■ **What you need to do**:
Search the data below for the string "script". Extract every line that contains it.

■ **Plotting code records**:
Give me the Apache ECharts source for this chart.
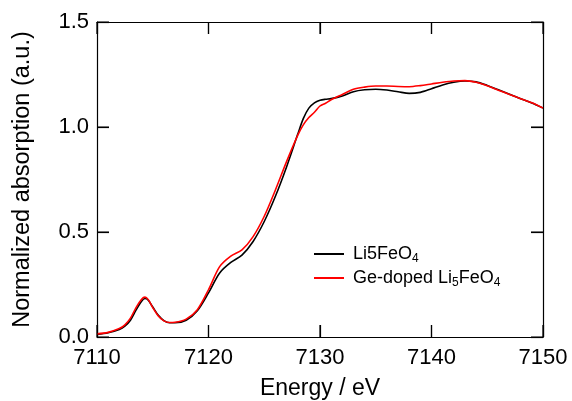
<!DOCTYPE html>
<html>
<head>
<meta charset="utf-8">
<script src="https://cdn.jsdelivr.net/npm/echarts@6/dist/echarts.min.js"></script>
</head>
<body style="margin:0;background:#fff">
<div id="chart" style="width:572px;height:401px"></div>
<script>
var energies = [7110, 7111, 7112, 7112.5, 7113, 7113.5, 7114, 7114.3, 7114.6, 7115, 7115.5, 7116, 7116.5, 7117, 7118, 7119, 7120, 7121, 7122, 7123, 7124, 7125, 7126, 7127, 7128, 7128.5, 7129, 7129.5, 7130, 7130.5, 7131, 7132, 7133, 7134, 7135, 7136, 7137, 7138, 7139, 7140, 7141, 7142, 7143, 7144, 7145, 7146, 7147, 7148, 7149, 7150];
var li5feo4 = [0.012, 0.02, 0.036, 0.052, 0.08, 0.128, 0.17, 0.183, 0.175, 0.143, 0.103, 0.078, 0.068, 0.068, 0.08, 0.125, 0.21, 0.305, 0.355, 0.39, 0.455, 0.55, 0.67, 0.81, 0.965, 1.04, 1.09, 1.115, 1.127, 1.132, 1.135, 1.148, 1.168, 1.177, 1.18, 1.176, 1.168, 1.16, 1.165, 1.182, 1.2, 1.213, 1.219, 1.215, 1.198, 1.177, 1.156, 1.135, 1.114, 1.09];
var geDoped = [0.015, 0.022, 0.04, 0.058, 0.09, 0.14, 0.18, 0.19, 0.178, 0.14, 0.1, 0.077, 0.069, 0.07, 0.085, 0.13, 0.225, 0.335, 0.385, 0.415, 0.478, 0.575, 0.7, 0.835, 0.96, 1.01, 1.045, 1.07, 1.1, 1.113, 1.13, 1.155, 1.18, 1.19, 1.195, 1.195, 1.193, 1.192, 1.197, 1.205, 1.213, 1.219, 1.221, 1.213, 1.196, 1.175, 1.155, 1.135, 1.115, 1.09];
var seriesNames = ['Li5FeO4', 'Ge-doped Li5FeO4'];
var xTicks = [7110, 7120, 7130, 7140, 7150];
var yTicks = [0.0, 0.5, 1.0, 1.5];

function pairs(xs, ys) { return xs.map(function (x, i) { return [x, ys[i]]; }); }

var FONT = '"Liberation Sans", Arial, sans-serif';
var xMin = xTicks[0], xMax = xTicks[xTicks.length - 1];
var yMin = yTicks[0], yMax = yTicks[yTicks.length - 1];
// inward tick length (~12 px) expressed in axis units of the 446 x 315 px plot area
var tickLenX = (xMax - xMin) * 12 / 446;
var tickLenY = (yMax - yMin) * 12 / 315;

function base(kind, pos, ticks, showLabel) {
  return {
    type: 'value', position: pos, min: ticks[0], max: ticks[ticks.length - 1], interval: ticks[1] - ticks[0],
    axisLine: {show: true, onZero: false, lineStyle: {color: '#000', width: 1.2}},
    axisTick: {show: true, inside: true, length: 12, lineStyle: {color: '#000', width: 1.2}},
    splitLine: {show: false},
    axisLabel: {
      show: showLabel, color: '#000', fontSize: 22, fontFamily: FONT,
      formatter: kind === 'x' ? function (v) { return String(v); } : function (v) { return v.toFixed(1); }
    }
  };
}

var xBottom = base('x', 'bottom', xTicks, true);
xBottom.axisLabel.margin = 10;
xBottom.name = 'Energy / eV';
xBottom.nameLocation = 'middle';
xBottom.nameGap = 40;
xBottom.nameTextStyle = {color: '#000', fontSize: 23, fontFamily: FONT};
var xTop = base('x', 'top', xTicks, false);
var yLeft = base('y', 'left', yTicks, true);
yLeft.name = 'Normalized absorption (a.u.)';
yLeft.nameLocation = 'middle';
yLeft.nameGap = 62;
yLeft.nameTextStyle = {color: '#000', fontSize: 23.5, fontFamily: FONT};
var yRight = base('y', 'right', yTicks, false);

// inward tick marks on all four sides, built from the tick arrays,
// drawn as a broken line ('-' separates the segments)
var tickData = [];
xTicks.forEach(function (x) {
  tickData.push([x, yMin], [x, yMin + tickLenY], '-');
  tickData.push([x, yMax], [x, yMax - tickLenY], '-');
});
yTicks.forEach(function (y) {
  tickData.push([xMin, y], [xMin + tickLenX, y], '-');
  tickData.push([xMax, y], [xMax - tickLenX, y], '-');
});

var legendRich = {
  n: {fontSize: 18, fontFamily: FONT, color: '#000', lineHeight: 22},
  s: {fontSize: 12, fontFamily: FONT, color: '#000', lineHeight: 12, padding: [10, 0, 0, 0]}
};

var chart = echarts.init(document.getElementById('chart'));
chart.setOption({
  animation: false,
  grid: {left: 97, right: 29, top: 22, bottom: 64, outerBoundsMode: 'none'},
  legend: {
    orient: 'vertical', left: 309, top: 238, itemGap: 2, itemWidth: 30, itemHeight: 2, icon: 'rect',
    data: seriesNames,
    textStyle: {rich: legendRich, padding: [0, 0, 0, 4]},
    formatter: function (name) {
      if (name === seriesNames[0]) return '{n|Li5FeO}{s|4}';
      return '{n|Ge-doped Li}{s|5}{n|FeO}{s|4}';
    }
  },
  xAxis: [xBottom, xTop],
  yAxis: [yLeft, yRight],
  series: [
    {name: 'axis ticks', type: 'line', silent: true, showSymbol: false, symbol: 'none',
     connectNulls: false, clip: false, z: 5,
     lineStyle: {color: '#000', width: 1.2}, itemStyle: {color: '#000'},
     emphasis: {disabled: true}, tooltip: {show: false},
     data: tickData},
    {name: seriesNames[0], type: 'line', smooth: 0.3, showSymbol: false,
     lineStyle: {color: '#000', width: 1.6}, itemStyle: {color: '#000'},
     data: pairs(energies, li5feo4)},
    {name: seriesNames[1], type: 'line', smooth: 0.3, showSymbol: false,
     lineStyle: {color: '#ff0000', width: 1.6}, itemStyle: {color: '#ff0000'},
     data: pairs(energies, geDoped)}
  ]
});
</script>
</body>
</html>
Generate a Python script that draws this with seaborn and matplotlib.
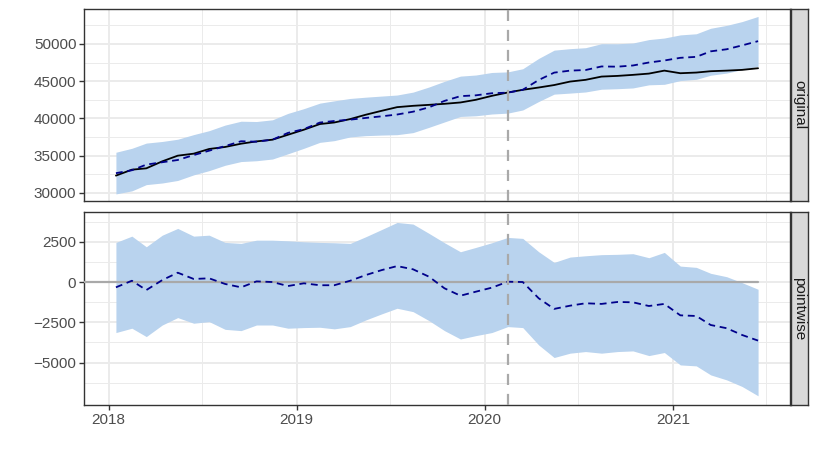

■ **Final result**:
<script src="https://cdn.jsdelivr.net/npm/echarts@6/dist/echarts.min.js"></script>
<script>
</script>
Generate a Python script that draws this with seaborn and matplotlib.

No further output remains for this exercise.